_Written request_
Transcribe every line from the top down to the line with "const xLabels = ['0', '30', '60', '90', '120', '150', '180'];", both ends included, but not the pictures.

----------

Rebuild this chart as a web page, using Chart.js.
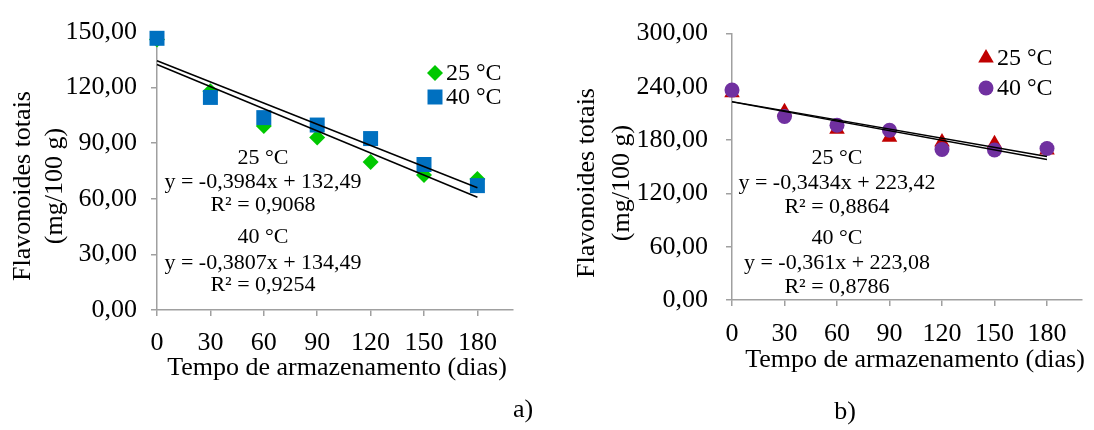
<!DOCTYPE html>
<html>
<head>
<meta charset="utf-8">
<script src="https://cdn.jsdelivr.net/npm/chart.js@4.4.0/dist/chart.umd.min.js"></script>
<style>
    html, body { margin: 0; padding: 0; background: #fff; }
    #wrap { position: relative; width: 1094px; height: 430px; }
    .box { position: absolute; top: 0; width: 547px; height: 430px; }
</style>
</head>
<body>
<div id="wrap">
    <div class="box" style="left:0"><canvas id="chartA"></canvas></div>
    <div class="box" style="left:547px"><canvas id="chartB"></canvas></div>
</div>
<script>
// storage time (days)
const days = [0, 30, 60, 90, 120, 150, 180];
const trendDays = [0, 180];
const xTicks = [0, 30, 60, 90, 120, 150, 180];
const xLabels = ['0', '30', '60', '90', '120', '150', '180'];

// a) total flavonoids
const a25 = [146.0, 118.0, 99.3, 93.1, 79.8, 72.9, 70.7];
const a40 = [146.6, 114.7, 103.8, 99.8, 92.5, 78.5, 67.1];
const aTrend25 = [132.5, 60.8];
const aTrend40 = [134.5, 66.0];
const aYTicks = [0, 30, 60, 90, 120, 150];
const aYLabels = ['0,00', '30,00', '60,00', '90,00', '120,00', '150,00'];
const aEquations = ['25 °C', 'y = -0,3984x + 132,49', 'R² = 0,9068', '40 °C', 'y = -0,3807x + 134,49', 'R² = 0,9254'];

// b) total flavonoids
const b25 = [233.5, 212.0, 192.2, 183.2, 177.8, 176.0, 168.9];
const b40 = [236.4, 206.6, 196.9, 191.1, 169.5, 168.9, 170.6];
const bTrend25 = [223.4, 161.6];
const bTrend40 = [223.1, 158.1];
const bYTicks = [0, 60, 120, 180, 240, 300];
const bYLabels = ['0,00', '60,00', '120,00', '180,00', '240,00', '300,00'];
const bEquations = ['25 °C', 'y = -0,3434x + 223,42', 'R² = 0,8864', '40 °C', 'y = -0,361x + 223,08', 'R² = 0,8786'];

const serif = '"Liberation Serif", "Times New Roman", serif';
const axisGray = '#a0a0a0';
const pts = (xs, ys) => xs.map((x, i) => ({ x, y: ys[i] }));

function drawMarker(ctx, style, x, y, r, color) {
    ctx.save();
    ctx.fillStyle = color;
    ctx.beginPath();
    if (style === 'rect') {
        const s = r * Math.SQRT1_2;
        ctx.rect(x - s, y - s, 2 * s, 2 * s);
    } else if (style === 'rectRot') {
        ctx.moveTo(x - r, y); ctx.lineTo(x, y - r); ctx.lineTo(x + r, y); ctx.lineTo(x, y + r);
    } else if (style === 'triangle') {
        ctx.moveTo(x, y - r);
        ctx.lineTo(x + r * 0.866, y + r / 2);
        ctx.lineTo(x - r * 0.866, y + r / 2);
    } else {
        ctx.arc(x, y, r, 0, Math.PI * 2);
    }
    ctx.closePath();
    ctx.fill();
    ctx.restore();
}

function panelText(p) {
    return {
        id: 'panelText',
        afterDraw(chart) {
            const ctx = chart.ctx;
            ctx.save();
            ctx.fillStyle = '#000';
            ctx.textAlign = 'center';
            ctx.textBaseline = 'middle';

            ctx.font = '26px ' + serif;
            p.yTitle.forEach((t, i) => {
                ctx.save();
                ctx.translate(p.yTitleX[i], p.yTitleY);
                ctx.rotate(-Math.PI / 2);
                ctx.fillText(t, 0, 0);
                ctx.restore();
            });
            ctx.fillText(p.xTitle, p.xTitleX, p.xTitleY);
            ctx.fillText(p.tag, p.tagX, p.tagY);

            ctx.font = '22px ' + serif;
            p.eq.forEach((t, i) => ctx.fillText(t, p.eqX, p.eqY[i]));

            ctx.font = '24px ' + serif;
            ctx.textAlign = 'left';
            p.legend.forEach(l => {
                drawMarker(ctx, l.style, l.x, l.y, l.r, l.color);
                ctx.fillText(l.text, l.x + 11, l.y + 1);
            });
            ctx.restore();
        },
    };
}

function makeChart(id, cfg) {
    return new Chart(document.getElementById(id), {
        type: 'scatter',
        data: {
            datasets: [
                { data: pts(trendDays, cfg.trend25), showLine: true, borderColor: '#000', borderWidth: 1.5, pointRadius: 0, clip: false },
                { data: pts(trendDays, cfg.trend40), showLine: true, borderColor: '#000', borderWidth: 1.5, pointRadius: 0, clip: false },
                { label: '40 °C', data: pts(days, cfg.s40), pointStyle: cfg.style40, pointRadius: cfg.r40,
                  backgroundColor: cfg.color40, borderWidth: 0, clip: false },
                { label: '25 °C', data: pts(days, cfg.s25), pointStyle: cfg.style25, pointRadius: cfg.r25,
                  backgroundColor: cfg.color25, borderWidth: 0, clip: false },
            ],
        },
        options: {
            responsive: true,
            maintainAspectRatio: false,
            animation: false,
            layout: { padding: { top: cfg.top, right: cfg.right, left: 0, bottom: 0 } },
            plugins: { legend: { display: false }, tooltip: { enabled: false } },
            scales: {
                x: {
                    min: 0, max: 200,
                    afterBuildTicks: s => { s.ticks = xTicks.map(v => ({ value: v })); },
                    afterFit: s => { s.height = cfg.xHeight; },
                    grid: { drawOnChartArea: false, color: axisGray, lineWidth: 1.5, tickLength: 6 },
                    border: { color: axisGray, width: 1.5 },
                    ticks: {
                        padding: cfg.xPad, color: '#000', maxRotation: 0,
                        font: { family: serif, size: 26 },
                        callback: (v, i) => xLabels[i],
                    },
                },
                y: {
                    min: cfg.yTicks[0], max: cfg.yTicks[cfg.yTicks.length - 1],
                    afterBuildTicks: s => { s.ticks = cfg.yTicks.map(v => ({ value: v })); },
                    afterFit: s => { s.width = cfg.yWidth; },
                    grid: { drawOnChartArea: false, color: axisGray, lineWidth: 1.5, tickLength: 6 },
                    border: { color: axisGray, width: 1.5 },
                    ticks: {
                        padding: cfg.yPad, color: '#000',
                        font: { family: serif, size: 26 },
                        callback: (v, i) => cfg.yLabels[i],
                    },
                },
            },
        },
        plugins: [panelText(cfg.text)],
    });
}

makeChart('chartA', {
    s25: a25, s40: a40, trend25: aTrend25, trend40: aTrend40,
    yTicks: aYTicks, yLabels: aYLabels,
    style25: 'rectRot', r25: 8, color25: '#00c800',
    style40: 'rect', r40: 10.6, color40: '#0070c0',
    top: 32, right: 34, yWidth: 157, xHeight: 120, xPad: 12, yPad: 14,
    text: {
        yTitle: ['Flavonoides totais', '(mg/100 g)'], yTitleX: [23, 55], yTitleY: 186,
        xTitle: 'Tempo de armazenamento (dias)', xTitleX: 337, xTitleY: 368,
        tag: 'a)', tagX: 523, tagY: 410,
        eq: aEquations, eqX: 263, eqY: [158, 182, 205, 237, 263, 285],
        legend: [
            { style: 'rectRot', r: 8, color: '#00c800', x: 435, y: 73, text: '25 °C' },
            { style: 'rect', r: 10.6, color: '#0070c0', x: 435, y: 97, text: '40 °C' },
        ],
    },
});

makeChart('chartB', {
    s25: b25, s40: b40, trend25: bTrend25, trend40: bTrend40,
    yTicks: bYTicks, yLabels: bYLabels,
    style25: 'triangle', r25: 9, color25: '#c00000',
    style40: 'circle', r40: 7.5, color40: '#7030a0',
    top: 22, right: 12, yWidth: 185, xHeight: 130, xPad: 13, yPad: 18,
    text: {
        yTitle: ['Flavonoides totais', '(mg/100 g)'], yTitleX: [40, 75], yTitleY: 183,
        xTitle: 'Tempo de armazenamento (dias)', xTitleX: 368, xTitleY: 360,
        tag: 'b)', tagX: 298, tagY: 412,
        eq: bEquations, eqX: 290, eqY: [158, 183, 207, 238, 263, 287],
        legend: [
            { style: 'triangle', r: 9, color: '#c00000', x: 439, y: 58, text: '25 °C' },
            { style: 'circle', r: 7.5, color: '#7030a0', x: 439, y: 88, text: '40 °C' },
        ],
    },
});
</script>
</body>
</html>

----------

_Complete answer_
Rebuild this chart as a web page, using Chart.js.
<!DOCTYPE html>
<html>
<head>
<meta charset="utf-8">
<script src="https://cdn.jsdelivr.net/npm/chart.js@4.4.0/dist/chart.umd.min.js"></script>
<style>
    html, body { margin: 0; padding: 0; background: #fff; }
    #wrap { position: relative; width: 1094px; height: 430px; }
    .box { position: absolute; top: 0; width: 547px; height: 430px; }
</style>
</head>
<body>
<div id="wrap">
    <div class="box" style="left:0"><canvas id="chartA"></canvas></div>
    <div class="box" style="left:547px"><canvas id="chartB"></canvas></div>
</div>
<script>
// storage time (days)
const days = [0, 30, 60, 90, 120, 150, 180];
const trendDays = [0, 180];
const xTicks = [0, 30, 60, 90, 120, 150, 180];
const xLabels = ['0', '30', '60', '90', '120', '150', '180'];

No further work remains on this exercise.